Croisements, ordres et ultramètriques: Application à la recherche de consensus en classification automatique. II. (Crossings, orders and ultrametrics: Application to the investigation of consensus in automatic classification) (Q1085546)

[For part I see ibid. 43, No.1-2, 3-20 (1985; Zbl 0592.62051)]. One of the most important and difficult problems encountered in automatic classification is that of comparison of classifications. The problem arises when we want to compare the same set of objects characterized by several data arrays. For instance, a time-series of data arrays or data arrays each depending on a different set of variables. This problem also arises when we wish to study the effect of different coding transformations, different choices of dissimilarity indices, the robustness of classification obtained, etc.

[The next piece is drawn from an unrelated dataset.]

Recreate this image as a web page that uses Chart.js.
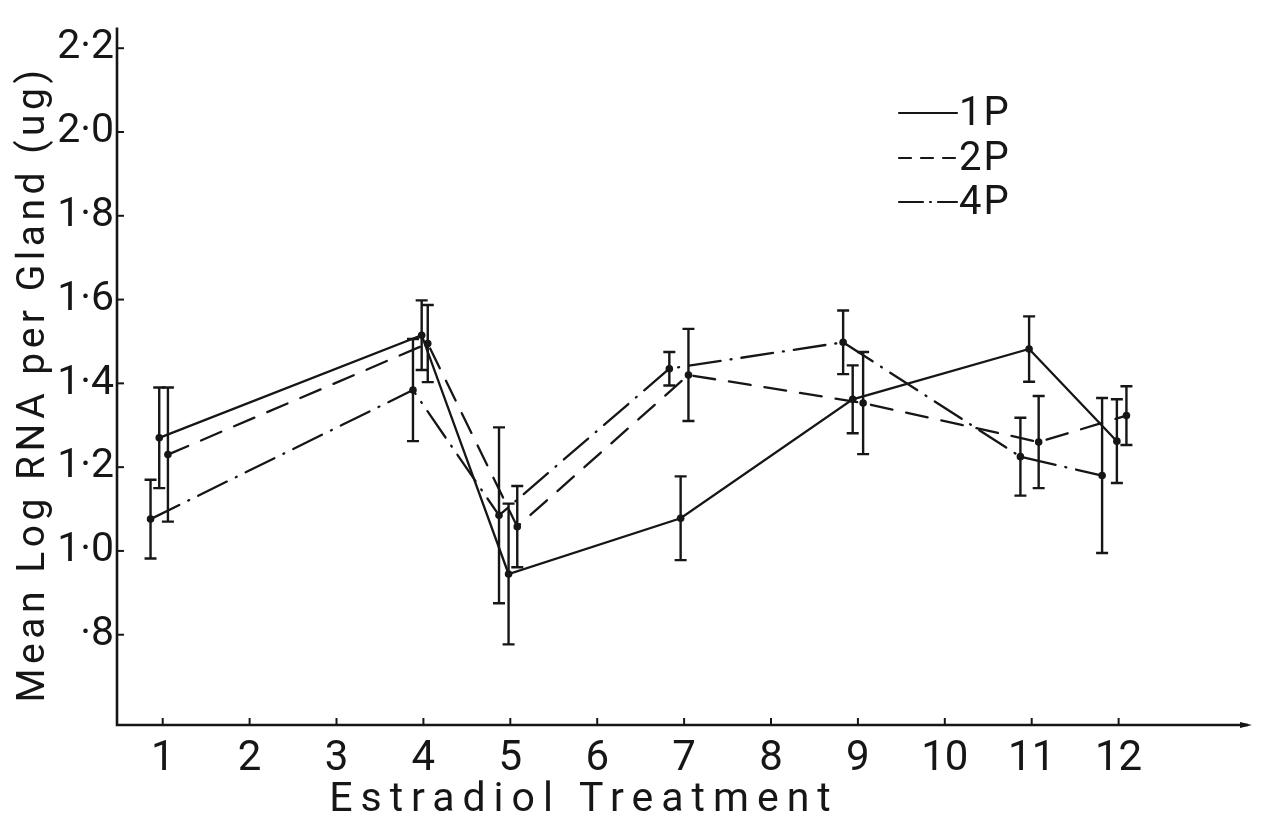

The notion of crossing sheds new light in this framework. It allows us to relate the visual representation of a hierarchy and the notion of compatibility between an order and a dissimilarity index for which matrix characterizations are provided. The notion of Robinson matrix is extended; the ''semicompatibility'' between an order and a distance gives a new characterization of chains which are minimum spanning trees; it is shown that the different times of compatibility are equivalent in the case of an ultrametric. The theoretical results provide simple and effective algorithms which facilitate the visual comparison of classifications and the study of consensus between them.